Jiusan Society members have fully used their advantages in various sectors and talents to carry out deep investigation and research, raise many important opinions and suggestions, and provide important references for the scientific decision-making of the CPC and the government.

Thus one might say that alternative parties have been further de-emphasized in the Xi Jinping era. The largest of them seems to function as a scientific advisory group to the CCP.

The 2nd largest non-CCP by number of seats is "China Association for Promoting Democracy". You'd think this would be more politically oriented given its name, but it seems to be a clone of the Jiusan Society [albeit with a narrower base], at least going by the (much more terse) descriptions I can find, namely that it:

mainly represents high-level intellectuals engaged in education and cultural publishing media.

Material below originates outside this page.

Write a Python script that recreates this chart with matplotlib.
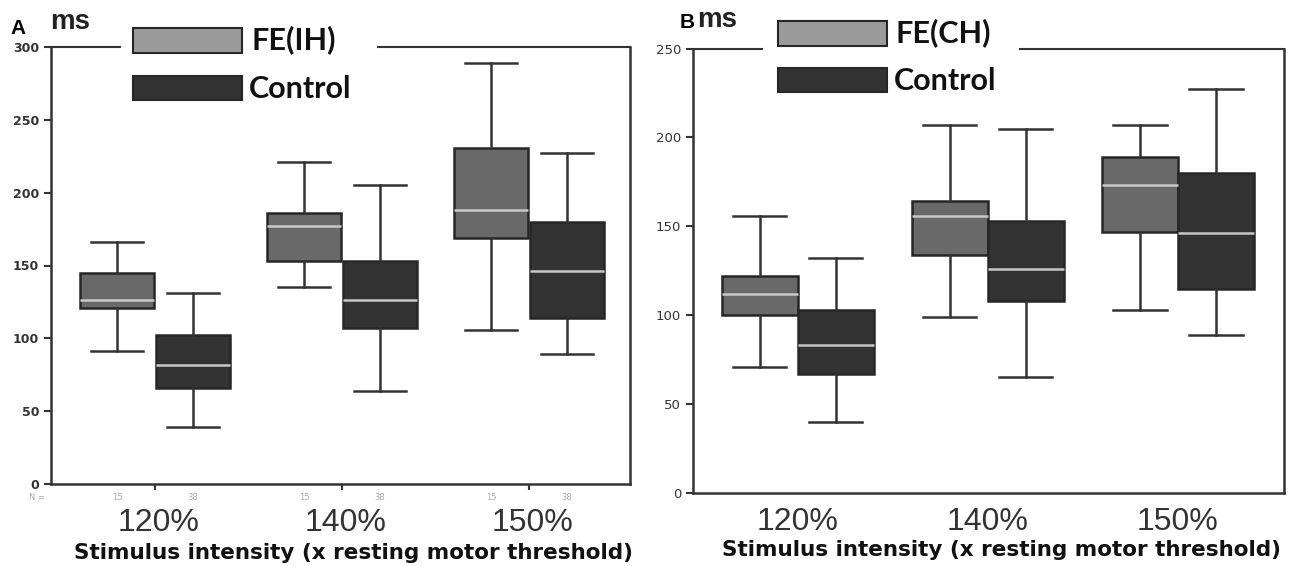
import matplotlib
matplotlib.use("Agg")
import matplotlib.pyplot as plt
from matplotlib.patches import Rectangle

# box statistics (ms): whislo, q1, med, q3, whishi
groups = ["120%", "140%", "150%"]
n_fe, n_ctrl = "15", "38"

fe_ih = [(91, 121, 126, 145, 166), (135, 153, 177, 186, 221), (106, 169, 188, 231, 289)]
ctrl_a = [(39, 66, 82, 102, 131), (64, 107, 126, 153, 205), (89, 114, 146, 180, 227)]

fe_ch = [(71, 100, 112, 122, 156), (99, 134, 156, 164, 207), (103, 147, 173, 189, 207)]
ctrl_b = [(40, 67, 83, 103, 132), (65, 108, 126, 153, 205), (89, 115, 146, 180, 227)]

W, H = 1291, 566
FE_COL, FE_LEG, CT_COL = "#696969", "#9b9b9b", "#333333"
EDGE = "#262626"


def px(x, y):
    return x / W, 1 - y / H


def stats(rows):
    return [dict(whislo=r[0], q1=r[1], med=r[2], q3=r[3], whishi=r[4], fliers=[]) for r in rows]


def draw_boxes(ax, data, pos, width, color):
    ax.bxp(stats(data), positions=pos, widths=width, patch_artist=True,
           showfliers=False, capwidths=0.28,
           boxprops=dict(facecolor=color, edgecolor=EDGE, linewidth=1.8),
           medianprops=dict(color="#c8c8c8", linewidth=1.8),
           whiskerprops=dict(color="#333333", linewidth=1.8),
           capprops=dict(color="#333333", linewidth=1.8))


def frame(ax, gap):
    for s in ["left", "bottom", "right"]:
        ax.spines[s].set_linewidth(1.8)
        ax.spines[s].set_color("#333333")
    ax.spines["top"].set_visible(False)
    # top line broken by the legend
    for a, b in gap:
        ax.plot([a, b], [1, 1], transform=ax.transAxes, color="#333333", lw=1.5, clip_on=False)


def legend(fig, x0, y_fe, y_ct, lab):
    fig.patches.append(Rectangle(px(x0, y_fe + 25), 109 / W, 25 / H, transform=fig.transFigure,
                                 facecolor=FE_LEG, edgecolor=EDGE, lw=1.5))
    fig.patches.append(Rectangle(px(x0, y_ct + 24), 109 / W, 24 / H, transform=fig.transFigure,
                                 facecolor=CT_COL, edgecolor=EDGE, lw=1.5))
    fig.text(*px(x0 + 118, y_fe + 12), lab, fontsize=22, fontweight="bold", family="Lato",
             va="center", ha="left", color="#111111")
    fig.text(*px(x0 + 116, y_ct + 13), "Control", fontsize=22, fontweight="bold", family="Lato",
             va="center", ha="left", color="#111111")


fig = plt.figure(figsize=(W / 100, H / 100), dpi=100)

# ---- panel A
axA = fig.add_axes([51 / W, (H - 484) / H, (630 - 51) / W, (484 - 47) / H])
offA, wA = 0.203, 0.4
posA = [1, 2, 3]
draw_boxes(axA, fe_ih, [p - offA for p in posA], wA, FE_COL)
draw_boxes(axA, ctrl_a, [p + offA for p in posA], wA, CT_COL)
axA.set_xlim(0.444, 3.54)
axA.set_ylim(0, 300)
axA.set_yticks(range(0, 301, 50))
axA.set_xticks(posA)
axA.set_xticklabels([])
axA.tick_params(axis="x", length=4, width=1.5, color="#333333", direction="out")
axA.tick_params(axis="y", length=5, width=1.5, color="#333333", labelsize=9, labelcolor="#333333")
for t in axA.get_yticklabels():
    t.set_fontweight("bold")
frame(axA, [(0, 69 / 579), (327 / 579, 1)])
tr = axA.get_xaxis_transform()
axA.text(0.37, -0.032, "N =", transform=tr, fontsize=6, color="#aaaaaa", ha="center", va="center")
for i, p in enumerate(posA):
    axA.text(p - offA, -0.032, n_fe, transform=tr, fontsize=6, color="#aaaaaa", ha="center", va="center")
    axA.text(p + offA, -0.032, n_ctrl, transform=tr, fontsize=6, color="#aaaaaa", ha="center", va="center")
    axA.text(p + 0.02, -0.089, groups[i], transform=tr, fontsize=23, color="#333333",
             ha="center", va="center", family="Liberation Sans")
fig.text(*px(353, 553), "Stimulus intensity (x resting motor threshold)", fontsize=15.5,
         fontweight="bold", ha="center", va="center", color="#111111")
fig.text(*px(10, 29), "A", fontsize=15, fontweight="bold", ha="left", va="center", family="Liberation Sans")
fig.text(*px(50, 22), "ms", fontsize=20, fontweight="bold", ha="left", va="center",
         family="Liberation Sans", color="#222222")
legend(fig, 133, 28, 76, "FE(IH)")

# ---- panel B
axB = fig.add_axes([693 / W, (H - 493) / H, (1284 - 693) / W, (493 - 48.5) / H])
offB, wB = 0.2, 0.4
posB = [1, 2, 3]
draw_boxes(axB, fe_ch, [p - offB for p in posB], wB, FE_COL)
draw_boxes(axB, ctrl_b, [p + offB for p in posB], wB, CT_COL)
axB.set_xlim(0.449, 3.558)
axB.set_ylim(0, 250)
axB.set_yticks(range(0, 251, 50))
axB.set_xticks([])
axB.tick_params(axis="y", length=5, width=1.5, color="#333333", labelsize=9.5, labelcolor="#333333")
frame(axB, [(0, 69 / 591), (327 / 591, 1)])
trB = axB.get_xaxis_transform()
for i, p in enumerate(posB):
    axB.text(p, -0.065, groups[i], transform=trB, fontsize=23, color="#333333",
             ha="center", va="center", family="Liberation Sans")
fig.text(*px(1001, 550), "Stimulus intensity (x resting motor threshold)", fontsize=15.5,
         fontweight="bold", ha="center", va="center", color="#111111")
fig.text(*px(680, 23), "B", fontsize=15, fontweight="bold", ha="left", va="center", family="Liberation Sans")
fig.text(*px(697, 20), "ms", fontsize=20, fontweight="bold", ha="left", va="center",
         family="Liberation Sans", color="#222222")
legend(fig, 778, 21, 68, "FE(CH)")

fig.savefig("out.png", dpi=100, facecolor="white")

As for any political positions of the leader of the latter (CAPD), not much can be found except that he:

urged CAPD members to rally closely around the Communist Party of China (CPC) Central Committee, and better play their roles as advisors and assistants to the CPC.

Anyhow, the broader appeal of such "elitist"/narrow-base "parties" is essentially self-limiting. Another article reflects that joining some these parties is difficult because of the high educational requirements:

it is not easy to join these groups. Many parties require their members to have certain academic qualifications and titles. For example, some require that prospective members have a master's degree, intermediate professional titles (equivalent to associate professor), or outstanding contributions and awards in their respective fields.

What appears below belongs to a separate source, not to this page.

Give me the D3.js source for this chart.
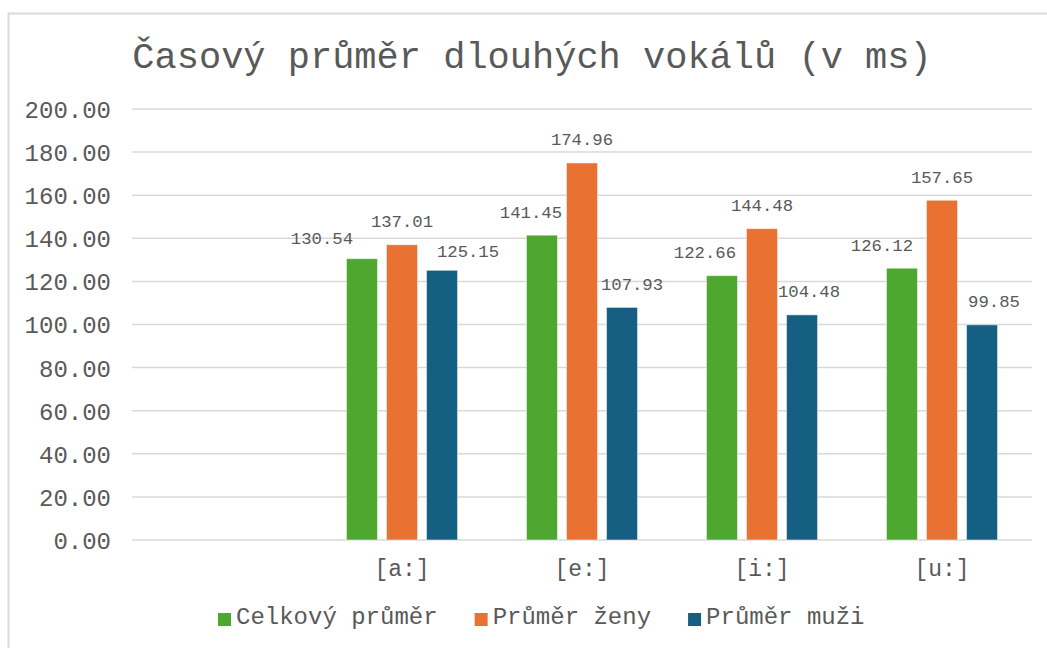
<!DOCTYPE html>
<html>
<head>
<meta charset="utf-8">
<script src="https://cdn.jsdelivr.net/npm/d3@7"></script>
<style>
  body { margin: 0; background: #fff; }
  text { font-family: "Courier New", "Nimbus Mono PS", "Nimbus Mono L", "FreeMono", "Liberation Mono", monospace; fill: #595959; }
</style>
</head>
<body>
<div class="chart"></div>
<script>
// data
var categories = ["", "[a:]", "[e:]", "[i:]", "[u:]"];
var seriesNames = ["Celkový průměr", "Průměr ženy", "Průměr muži"];
var celkovy = [null, 130.54, 141.45, 122.66, 126.12];
var zeny    = [null, 137.01, 174.96, 144.48, 157.65];
var muzi    = [null, 125.15, 107.93, 104.48, 99.85];
var yTicks  = [0, 20, 40, 60, 80, 100, 120, 140, 160, 180, 200];

// manual label nudges (px) as placed in the original
var labelNudgeX = [
    [0, -40, -11, -17, -20],
    [0, 0, 0, 0, 0],
    [0, 26, 10, 7, 12]
];
var labelNudgeY = [
    [0, 3, 0, 0, 0],
    [0, 0, 0, 0, 0],
    [0, 4, 0, 0, 0]
];

var colors = ["#4EA72E", "#E97132", "#156082"];
var seriesValues = [celkovy, zeny, muzi];
var fontStack = '"Courier New", "Nimbus Mono PS", "Nimbus Mono L", "FreeMono", "Liberation Mono", monospace';

var W = 1047, H = 648;
var svg = d3.select(".chart").append("svg")
    .attr("width", W)
    .attr("height", H);

// chart border
svg.append("rect")
    .attr("x", 8.5).attr("y", 13.5)
    .attr("width", W + 10).attr("height", H + 10)
    .attr("fill", "none")
    .attr("stroke", "#D9D9D9")
    .attr("stroke-width", 2);

// title
svg.append("text")
    .attr("x", 532)
    .attr("y", 68)
    .attr("text-anchor", "middle")
    .style("font-size", "37px")
    .text("Časový průměr dlouhých vokálů (v ms)");

var plotLeft = 132, plotRight = 1032, plotTop = 109, plotBottom = 540;

var x0 = d3.scaleBand()
    .domain(categories.map(function (d, i) { return i; }))
    .range([plotLeft, plotRight])
    .paddingInner(0.383)
    .paddingOuter(0.1915);

var x1 = d3.scaleBand()
    .domain(seriesNames)
    .range([0, x0.bandwidth()])
    .paddingInner(0.225)
    .paddingOuter(0);

var y = d3.scaleLinear().domain([0, 200]).range([plotBottom, plotTop]);

// gridlines
svg.append("g")
    .selectAll("line")
    .data(yTicks)
    .enter()
    .append("line")
    .attr("x1", plotLeft)
    .attr("x2", plotRight)
    .attr("y1", function (d) { return y(d); })
    .attr("y2", function (d) { return y(d); })
    .attr("stroke", "#D9D9D9")
    .attr("stroke-width", 1.5);

// y axis labels
var yAxis = svg.append("g")
    .attr("transform", "translate(" + (plotLeft - 12) + ",0)")
    .call(d3.axisLeft(y).tickValues(yTicks).tickFormat(d3.format(".2f")).tickSize(0).tickPadding(9));
yAxis.select(".domain").remove();
yAxis.selectAll("text")
    .style("font-size", "24px")
    .style("font-family", fontStack)
    .attr("fill", "#595959")
    .attr("dy", "0.35em");

// x axis labels
var xAxis = svg.append("g")
    .attr("transform", "translate(0," + plotBottom + ")")
    .call(d3.axisBottom(x0).tickFormat(function (i) { return categories[i]; }).tickSize(0).tickPadding(20));
xAxis.select(".domain").remove();
xAxis.selectAll("text")
    .style("font-size", "23px")
    .style("font-family", fontStack)
    .attr("fill", "#595959");

// bars
var rows = [];
seriesValues.forEach(function (vals, s) {
    vals.forEach(function (v, i) {
        if (v !== null) rows.push({ s: s, i: i, v: v });
    });
});

svg.append("g")
    .selectAll("rect")
    .data(rows)
    .enter()
    .append("rect")
    .attr("x", function (d) { return x0(d.i) + x1(seriesNames[d.s]); })
    .attr("y", function (d) { return y(d.v); })
    .attr("width", x1.bandwidth())
    .attr("height", function (d) { return y(0) - y(d.v); })
    .attr("fill", function (d) { return colors[d.s]; })
    .attr("stroke", "#fff")
    .attr("stroke-opacity", 0.5)
    .attr("stroke-width", 1);

// data labels
svg.append("g")
    .selectAll("text")
    .data(rows)
    .enter()
    .append("text")
    .attr("x", function (d) {
        return x0(d.i) + x1(seriesNames[d.s]) + x1.bandwidth() / 2 + labelNudgeX[d.s][d.i];
    })
    .attr("y", function (d) { return y(d.v) - 17.5 + labelNudgeY[d.s][d.i]; })
    .attr("text-anchor", "middle")
    .style("font-size", "17.3px")
    .text(function (d) { return d3.format(".2f")(d.v); });

// legend
var legend = svg.append("g");
var lx = 218;
seriesNames.forEach(function (name, s) {
    legend.append("rect")
        .attr("x", lx)
        .attr("y", 613)
        .attr("width", 13)
        .attr("height", 13)
        .attr("fill", colors[s]);
    var t = legend.append("text")
        .attr("x", lx + 18)
        .attr("y", 624)
        .style("font-size", "24px")
        .text(name);
    lx += 18 + t.node().getComputedTextLength() + 37;
});
</script>
</body>
</html>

Probably an organization with some real party credentials is the 3rd one among non-CCP organizations (4th by number of NCP seats if the CCP is counted), namely the CDL. Interestingly they even had a newspaper during the 1940s and '50s (the Guangming Ribao), but lost control over it during the Cultural Revolution, and the newspaper was later [1980s] permanently placed under the formal control of the CCP.

But nowadays, other than the year of founding, little seems to distinguish the CDL from the other two organizations I mention above (CAPD and Jiusan Society) at least going by the quasi-official description by the Chinese news agency.

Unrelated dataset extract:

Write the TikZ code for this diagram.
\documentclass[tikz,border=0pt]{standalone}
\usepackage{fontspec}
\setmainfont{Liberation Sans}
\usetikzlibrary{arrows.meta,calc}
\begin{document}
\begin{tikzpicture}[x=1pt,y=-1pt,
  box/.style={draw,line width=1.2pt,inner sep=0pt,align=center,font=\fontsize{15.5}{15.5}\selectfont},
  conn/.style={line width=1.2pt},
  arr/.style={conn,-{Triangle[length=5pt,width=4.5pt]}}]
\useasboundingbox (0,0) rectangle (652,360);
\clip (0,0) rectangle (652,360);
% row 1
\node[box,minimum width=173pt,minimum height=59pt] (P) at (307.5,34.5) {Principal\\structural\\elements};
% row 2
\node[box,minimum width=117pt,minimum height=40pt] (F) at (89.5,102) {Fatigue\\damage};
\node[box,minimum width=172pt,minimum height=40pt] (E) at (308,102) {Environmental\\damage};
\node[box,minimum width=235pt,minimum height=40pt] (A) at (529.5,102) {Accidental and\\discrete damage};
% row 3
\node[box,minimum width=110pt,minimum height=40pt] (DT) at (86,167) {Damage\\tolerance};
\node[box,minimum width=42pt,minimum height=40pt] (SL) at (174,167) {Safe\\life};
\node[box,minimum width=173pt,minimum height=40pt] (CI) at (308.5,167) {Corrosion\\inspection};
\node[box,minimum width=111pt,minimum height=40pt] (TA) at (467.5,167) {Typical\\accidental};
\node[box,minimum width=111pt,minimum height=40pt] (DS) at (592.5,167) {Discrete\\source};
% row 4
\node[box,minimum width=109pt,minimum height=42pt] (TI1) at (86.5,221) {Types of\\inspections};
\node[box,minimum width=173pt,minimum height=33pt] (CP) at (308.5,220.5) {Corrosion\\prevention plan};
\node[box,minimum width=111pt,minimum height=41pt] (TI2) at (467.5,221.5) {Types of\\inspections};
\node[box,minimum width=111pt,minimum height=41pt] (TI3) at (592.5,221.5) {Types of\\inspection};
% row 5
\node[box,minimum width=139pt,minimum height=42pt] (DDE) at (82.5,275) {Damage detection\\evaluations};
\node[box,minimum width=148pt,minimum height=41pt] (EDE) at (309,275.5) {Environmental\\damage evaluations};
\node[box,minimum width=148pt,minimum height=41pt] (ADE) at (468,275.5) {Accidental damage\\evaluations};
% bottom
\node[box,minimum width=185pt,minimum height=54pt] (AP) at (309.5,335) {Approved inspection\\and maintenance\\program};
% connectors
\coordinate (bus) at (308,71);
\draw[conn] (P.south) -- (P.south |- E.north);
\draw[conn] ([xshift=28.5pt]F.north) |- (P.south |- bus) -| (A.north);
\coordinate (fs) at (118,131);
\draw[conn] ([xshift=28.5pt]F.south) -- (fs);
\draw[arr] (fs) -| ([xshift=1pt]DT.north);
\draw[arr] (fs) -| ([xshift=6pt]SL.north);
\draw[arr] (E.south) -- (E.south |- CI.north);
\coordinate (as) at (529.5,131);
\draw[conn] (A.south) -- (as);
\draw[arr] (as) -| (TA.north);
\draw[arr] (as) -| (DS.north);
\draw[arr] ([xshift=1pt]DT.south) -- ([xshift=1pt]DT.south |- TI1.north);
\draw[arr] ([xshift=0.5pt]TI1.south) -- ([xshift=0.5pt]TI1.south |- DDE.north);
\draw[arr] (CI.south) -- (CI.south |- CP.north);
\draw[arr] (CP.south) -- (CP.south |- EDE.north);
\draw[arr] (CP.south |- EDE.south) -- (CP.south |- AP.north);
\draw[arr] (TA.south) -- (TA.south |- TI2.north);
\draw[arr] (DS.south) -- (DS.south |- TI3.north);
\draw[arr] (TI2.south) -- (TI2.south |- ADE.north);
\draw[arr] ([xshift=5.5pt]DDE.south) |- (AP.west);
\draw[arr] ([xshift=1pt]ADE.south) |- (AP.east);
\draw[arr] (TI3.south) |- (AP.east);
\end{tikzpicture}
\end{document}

Founded in 1941, the CDL, with a membership of 348,000, mainly consists of intellectuals working in the fields of culture, education, science, and technology.

So, one might easily describe the first three of these non-CCP NCP parties as "intellectual/academic club times 3". (Maybe there's something interesting here to say about the party-wise fragmentation of such elites in China, but I've not seen any commentary in that direction.)

On par with CDL as number of seats is the CNDCA (China National Democratic Construction Association), which seems to be more like an interest group for entrepreneurs in real estate & construction. I'd also describe this as self-limiting in its appeal.

And one might think that the Chinese Peasants' and Workers' Democratic Party would have a broad[er] appeal and membership given their name that they trace their history back to the 1920s. But nowadays they seem to function as a medical association. And if Wikipedia's description is possibly in doubt, the official news about them also stresses that

CPWDP has played a full role in in-depth research, particularly in the medical services, population and ecological environment fields.

The two or three remaining parties (that aren't narrowly self-selecting based on education or work-field like the above) are all focused on Taiwan or the Kuomintang legacy. The Revolutionary Kuomintang is some kind of left splinter group of the KMT. (By the way, unlike in larger NPC, they are afforded most [non-CCP] seats in the CPPCC--a consultative body, but on par with CDL.) The Zhi Gong party is also historically related to ex-KMT warlords [and thereafter was based in Hong Kong]. The Taiwan Democratic Self-Government League is supposedly representing [some] Taiwanese [descendants].